Sunday, July 15, 2007

Memory and what happens when it fails (continued)

One theme that has continually reoccurred during my time here in Israel has been that of memory. It is fundamental to this area and its many different peoples. Yesterday in a lecture given by Fr. Tom Stransky (former Rector of Tantur) we were told that in this land ‘centuries don’t succeed one another, they coexist’. Any discussion of the present or the future amongst its peoples of whatever faith or political persuasion always at some point contains the words ‘But remember. . . .’ . At this point hurts and losses from many centauries ago are recalled and are as significant as if they had happens two weeks ago.

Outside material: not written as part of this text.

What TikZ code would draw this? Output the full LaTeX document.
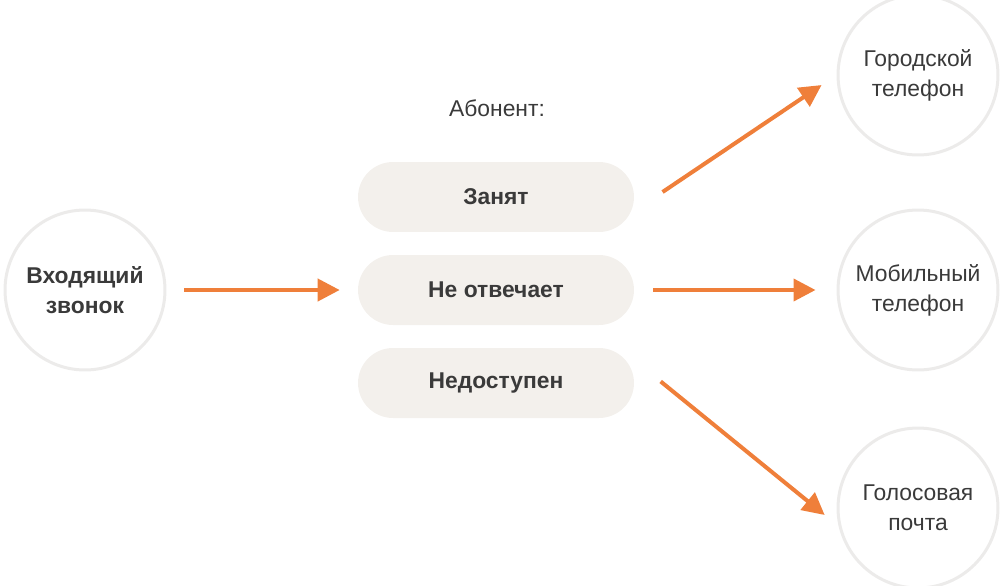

I became personally aware of this phenomenon earlier this week in a gift shop in Bethlehem. I went to a specific shop to make a purchase for my parents who had met and dealt with the shop owner 14 years ago. I met the owner’s nephew (his uncle was working in the factory that day). As I paid for my purchase I asked whether the man in the photo above the counter was of the shop owner. The nephew said that it was not, it was his father. He went on to tell me about the 12 years old boy in the photo. It was the speaker’s brother. He had been chased and threatened by armed police who thought (wrongly) that he had been throwing stones at the police station. As a result of the shock the boy became ill and died some time later. His father died soon after the child, the speaker suggested of suppressed grief. This tragic (but I suspect not unusual) story was told calmly without further comment, but with the raw pain of a very recent loss. The event happened twelve years ago.

I am not at this point suggesting that the speaker should not have still felt pain, or that a double loss in such an unnecessary way should not continue to cause the family sorrow and indeed anger, it simple seemed to illustrate the particular hold that memory has here. This sense was heightened later on that day when we visited Bethlehem Bible College. We received a lecture from the Principal of the college on the situation in the West Bank and more generally in Israel. We heard aspects of the ancient and more modern history of the area, of conquest and betrayal, of attempts at peace and destruction. The story had an inevitable bias but it was neither that, nor the information given that shocked me, I had heard much of it elsewhere. The pain, which has remained with me since was in the sense of being trapped by the past, just as much as the ‘Security Cordon’ (the Wall) is trapping the Palestinians of the West Bank physically. Even more stark was the impassioned plea to us to go from this place and ask our churches to not forget the plight of Palestinian Christians. Unfavourable comparison was drawn between what they were receiving and the ongoing support which the wider Muslim community is giving to the people inside the West Bank. The greatest pain seemed not to be as a result of what the Israelis were doing rather that the wider Christian world had forgotten those to whom it was being done.

Memory, as such an integral part of the being of this land is causing many problems, but forgetting far from assisting, seems to be causing just as much if not greater pain. I have heard over this last week about projects, not to erase memory but to give it a more helpful, integrated place, through discussion and sharing between the different communities. This is inevitably going to be a long, hard and gradual process. In the meantime please pray for the people of this land. In a land of long memory please remember those who feel forgotten. Pray that they might live in freedom and peace today, that they might be able to build better memories for the future.

2 comments:

Peter said...

I think the only response I can make to this post is prayer, not comment.

Clare van den Bos said...

Helen,

Thank you! Your beautiful writing, reflection and prayer is communicating so much of what you are experiencing. Am praying very hard for you, for Pete and the kids, for all of you at Tantour and for the whole, Holy, hole - y Land.

xxx

Clare

PS I'm only slightly jealous that I didn't get to go!